Exercise directions: All lines below must be repeated exactly, with the pictures omitted.

Available data:
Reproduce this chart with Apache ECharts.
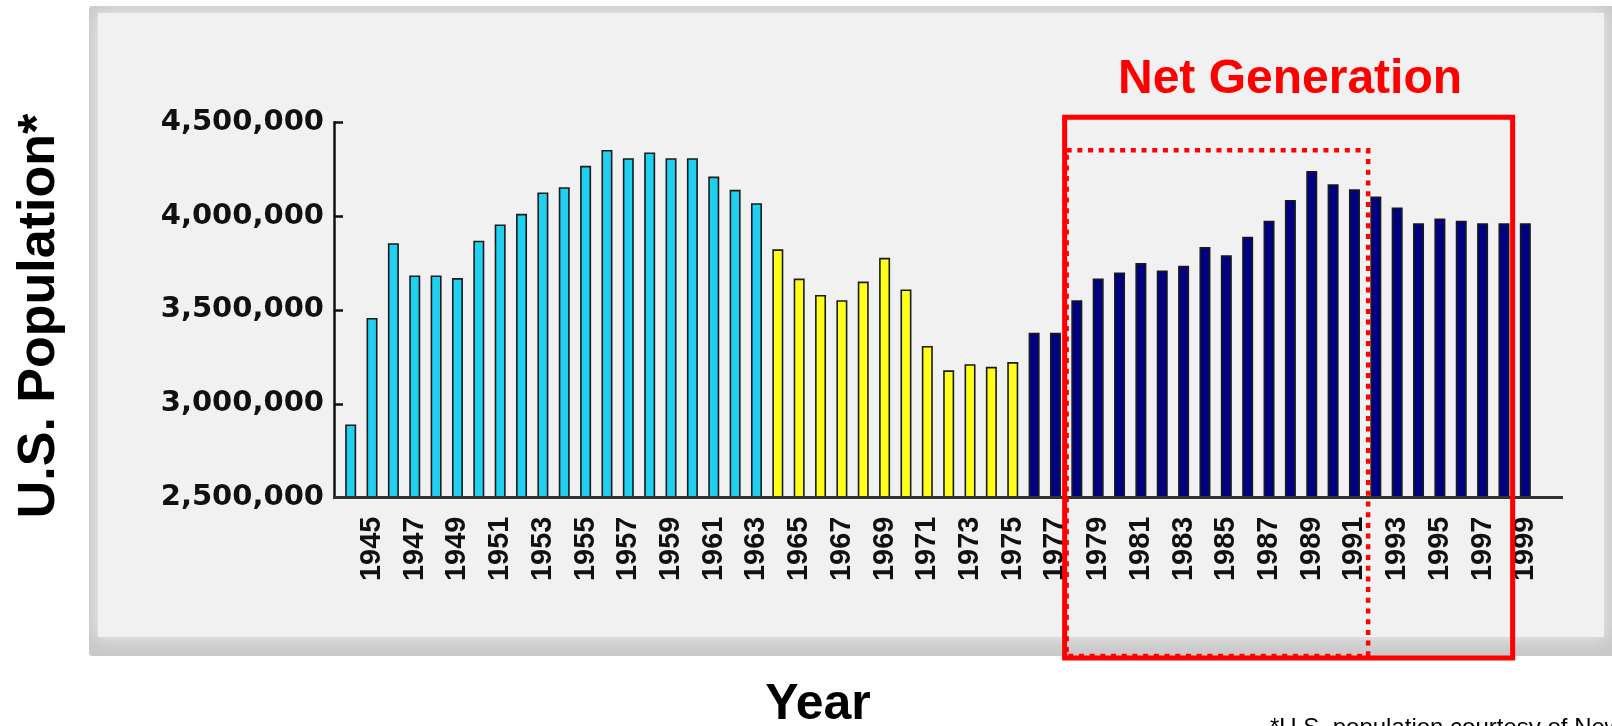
<!DOCTYPE html>
<html><head><meta charset="utf-8">
<script src="https://cdn.jsdelivr.net/npm/echarts/dist/echarts.min.js"></script>
<style>html,body{margin:0;padding:0;background:#fff;overflow:hidden}#c{width:1612px;height:726px}</style>
</head><body><div id="c"></div>
<script>
const years = ['1944','1945','1946','1947','1948','1949','1950','1951','1952','1953','1954','1955','1956','1957','1958','1959','1960','1961','1962','1963',
  '1964','1965','1966','1967','1968','1969','1970','1971','1972','1973','1974','1975',
  '1976','1977','1978','1979','1980','1981','1982','1983','1984','1985','1986','1987','1988','1989','1990','1991','1992','1993','1994','1995','1996','1997','1998','1999'];
// births per year
const boomerBirths = [2890000,3457000,3856000,3684000,3684000,3670000,3869000,3956000,4012000,4126000,4154000,4268000,4353000,4309000,4339000,4309000,4309000,4211000,4140000,4069000];
const genXBirths = [3823000,3667000,3580000,3552000,3651000,3778000,3609000,3308000,3178000,3211000,3197000,3222000];
const netGenBirths = [3378000,3378000,3552000,3667000,3700000,3750000,3710000,3735000,3835000,3792000,3890000,3976000,4086000,4241000,4170000,4143000,4104000,4046000,3962000,3988000,3976000,3962000,3962000,3962000];
const yTicks = [2500000,3000000,3500000,4000000,4500000];

const groupColors = ['#20d0f0','#ffff1a','#000080'];
const barData = [];
[boomerBirths, genXBirths, netGenBirths].forEach((arr, g) => {
  arr.forEach(v => barData.push({value: v, itemStyle: {color: groupColors[g]}}));
});

const chart = echarts.init(document.getElementById('c'), null, {renderer: 'canvas'});
const option = {
  animation: false,
  backgroundColor: '#ffffff',
  grid: {left: 340, top: 122.3, width: 1196, height: 375.3, outerBoundsMode: 'none', containLabel: false},
  xAxis: {
    type: 'category', data: years, boundaryGap: true,
    axisLine: {show: false}, axisTick: {show: false}, splitLine: {show: false},
    axisLabel: {
      rotate: 90, margin: 19, interval: (i) => i % 2 === 1, hideOverlap: false,
      fontFamily: 'Liberation Sans', fontWeight: 'bold', fontSize: 29, color: '#111'
    }
  },
  yAxis: {
    type: 'value', min: yTicks[0], max: yTicks[yTicks.length - 1], interval: 500000, offset: 6,
    splitLine: {show: false},
    axisLine: {show: true, lineStyle: {color: '#111', width: 2.5}},
    axisTick: {show: true, inside: true, length: 9, lineStyle: {color: '#111', width: 2.5}},
    axisLabel: {
      margin: 10, fontFamily: 'DejaVu Sans', fontWeight: 'bold', fontSize: 29, color: '#111',
      formatter: v => v.toLocaleString('en-US')
    }
  },
  series: [{
    type: 'bar', data: barData, barWidth: 11, z: 5,
    itemStyle: {borderColor: '#1a1a1a', borderWidth: 1.6}
  }]
};
chart.setOption(option);

function px(cat) { return chart.convertToPixel({xAxisIndex: 0}, cat); }
function py(v) { return chart.convertToPixel({yAxisIndex: 0}, v); }
const yTop = py(yTicks[yTicks.length - 1]);
const yBase = py(yTicks[0]);
const solidLeft = (px('1977') + px('1978')) / 2 - 1.5;
const solidRight = (px('1998') + px('1999')) / 2 - 2;
const dotRight = (px('1991') + px('1992')) / 2 + 3;

chart.setOption({
  graphic: [
    {type: 'rect', z: -20, silent: true, shape: {x: 89, y: 6, width: 1535, height: 650, r: 3}, style: {fill: '#c9c9c9'}},
    {type: 'rect', z: -19, silent: true, shape: {x: 98, y: 13, width: 1506, height: 624}, style: {fill: '#f1f1f1', shadowBlur: 16, shadowColor: '#f1f1f1'}},
    {type: 'line', z: 50, silent: true, shape: {x1: 333, y1: yBase, x2: 1563, y2: yBase}, style: {stroke: '#333', lineWidth: 3}},
    {type: 'rect', z: 60, silent: true, shape: {x: solidLeft, y: yTop - 5, width: solidRight - solidLeft, height: 658 - (yTop - 5)}, style: {fill: 'none', stroke: '#ff0000', lineWidth: 5}},
    {type: 'rect', z: 61, silent: true, shape: {x: solidLeft + 2, y: yTop + 28, width: dotRight - solidLeft - 2, height: 656 - (yTop + 28)}, style: {fill: 'none', stroke: '#ff0000', lineWidth: 4.5, lineDash: [5, 5.7]}},
    {type: 'text', z: 70, silent: true, x: 1290, y: 80, style: {text: 'Net Generation', fill: '#ff0000', font: 'bold 48px "Liberation Sans"', textAlign: 'center', textVerticalAlign: 'middle'}},
    {type: 'text', z: 70, silent: true, x: 40, y: 316, rotation: Math.PI / 2, style: {text: 'U.S. Population*', fill: '#000', font: 'bold 52px "Liberation Sans"', textAlign: 'center', textVerticalAlign: 'middle'}},
    {type: 'text', z: 70, silent: true, x: 818, y: 705, style: {text: 'Year', fill: '#000', font: 'bold 50px "Liberation Sans"', textAlign: 'center', textVerticalAlign: 'middle'}},
    {type: 'text', z: 70, silent: true, x: 1270, y: 728, style: {text: '*U.S. population courtesy of New Strategist', fill: '#000', font: '24px "Liberation Sans"', textAlign: 'left', textVerticalAlign: 'middle'}}
  ]
});
</script></body></html>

Task output:
Reproduce this chart with Apache ECharts.
<!DOCTYPE html>
<html><head><meta charset="utf-8">
<script src="https://cdn.jsdelivr.net/npm/echarts/dist/echarts.min.js"></script>
<style>html,body{margin:0;padding:0;background:#fff;overflow:hidden}#c{width:1612px;height:726px}</style>
</head><body><div id="c"></div>
<script>
const years = ['1944','1945','1946','1947','1948','1949','1950','1951','1952','1953','1954','1955','1956','1957','1958','1959','1960','1961','1962','1963',
  '1964','1965','1966','1967','1968','1969','1970','1971','1972','1973','1974','1975',
  '1976','1977','1978','1979','1980','1981','1982','1983','1984','1985','1986','1987','1988','1989','1990','1991','1992','1993','1994','1995','1996','1997','1998','1999'];
// births per year
const boomerBirths = [2890000,3457000,3856000,3684000,3684000,3670000,3869000,3956000,4012000,4126000,4154000,4268000,4353000,4309000,4339000,4309000,4309000,4211000,4140000,4069000];
const genXBirths = [3823000,3667000,3580000,3552000,3651000,3778000,3609000,3308000,3178000,3211000,3197000,3222000];
const netGenBirths = [3378000,3378000,3552000,3667000,3700000,3750000,3710000,3735000,3835000,3792000,3890000,3976000,4086000,4241000,4170000,4143000,4104000,4046000,3962000,3988000,3976000,3962000,3962000,3962000];
const yTicks = [2500000,3000000,3500000,4000000,4500000];

const groupColors = ['#20d0f0','#ffff1a','#000080'];
const barData = [];
[boomerBirths, genXBirths, netGenBirths].forEach((arr, g) => {
  arr.forEach(v => barData.push({value: v, itemStyle: {color: groupColors[g]}}));
});

const chart = echarts.init(document.getElementById('c'), null, {renderer: 'canvas'});
const option = {
  animation: false,
  backgroundColor: '#ffffff',
  grid: {left: 340, top: 122.3, width: 1196, height: 375.3, outerBoundsMode: 'none', containLabel: false},
  xAxis: {
    type: 'category', data: years, boundaryGap: true,
    axisLine: {show: false}, axisTick: {show: false}, splitLine: {show: false},
    axisLabel: {
      rotate: 90, margin: 19, interval: (i) => i % 2 === 1, hideOverlap: false,
      fontFamily: 'Liberation Sans', fontWeight: 'bold', fontSize: 29, color: '#111'
    }
  },
  yAxis: {
    type: 'value', min: yTicks[0], max: yTicks[yTicks.length - 1], interval: 500000, offset: 6,
    splitLine: {show: false},
    axisLine: {show: true, lineStyle: {color: '#111', width: 2.5}},
    axisTick: {show: true, inside: true, length: 9, lineStyle: {color: '#111', width: 2.5}},
    axisLabel: {
      margin: 10, fontFamily: 'DejaVu Sans', fontWeight: 'bold', fontSize: 29, color: '#111',
      formatter: v => v.toLocaleString('en-US')
    }
  },
  series: [{
    type: 'bar', data: barData, barWidth: 11, z: 5,
    itemStyle: {borderColor: '#1a1a1a', borderWidth: 1.6}
  }]
};
chart.setOption(option);

function px(cat) { return chart.convertToPixel({xAxisIndex: 0}, cat); }
function py(v) { return chart.convertToPixel({yAxisIndex: 0}, v); }
const yTop = py(yTicks[yTicks.length - 1]);
const yBase = py(yTicks[0]);
const solidLeft = (px('1977') + px('1978')) / 2 - 1.5;
const solidRight = (px('1998') + px('1999')) / 2 - 2;
const dotRight = (px('1991') + px('1992')) / 2 + 3;

chart.setOption({
  graphic: [
    {type: 'rect', z: -20, silent: true, shape: {x: 89, y: 6, width: 1535, height: 650, r: 3}, style: {fill: '#c9c9c9'}},
    {type: 'rect', z: -19, silent: true, shape: {x: 98, y: 13, width: 1506, height: 624}, style: {fill: '#f1f1f1', shadowBlur: 16, shadowColor: '#f1f1f1'}},
    {type: 'line', z: 50, silent: true, shape: {x1: 333, y1: yBase, x2: 1563, y2: yBase}, style: {stroke: '#333', lineWidth: 3}},
    {type: 'rect', z: 60, silent: true, shape: {x: solidLeft, y: yTop - 5, width: solidRight - solidLeft, height: 658 - (yTop - 5)}, style: {fill: 'none', stroke: '#ff0000', lineWidth: 5}},
    {type: 'rect', z: 61, silent: true, shape: {x: solidLeft + 2, y: yTop + 28, width: dotRight - solidLeft - 2, height: 656 - (yTop + 28)}, style: {fill: 'none', stroke: '#ff0000', lineWidth: 4.5, lineDash: [5, 5.7]}},
    {type: 'text', z: 70, silent: true, x: 1290, y: 80, style: {text: 'Net Generation', fill: '#ff0000', font: 'bold 48px "Liberation Sans"', textAlign: 'center', textVerticalAlign: 'middle'}},
    {type: 'text', z: 70, silent: true, x: 40, y: 316, rotation: Math.PI / 2, style: {text: 'U.S. Population*', fill: '#000', font: 'bold 52px "Liberation Sans"', textAlign: 'center', textVerticalAlign: 'middle'}},
    {type: 'text', z: 70, silent: true, x: 818, y: 705, style: {text: 'Year', fill: '#000', font: 'bold 50px "Liberation Sans"', textAlign: 'center', textVerticalAlign: 'middle'}},
    {type: 'text', z: 70, silent: true, x: 1270, y: 728, style: {text: '*U.S. population courtesy of New Strategist', fill: '#000', font: '24px "Liberation Sans"', textAlign: 'left', textVerticalAlign: 'middle'}}
  ]
});
</script></body></html>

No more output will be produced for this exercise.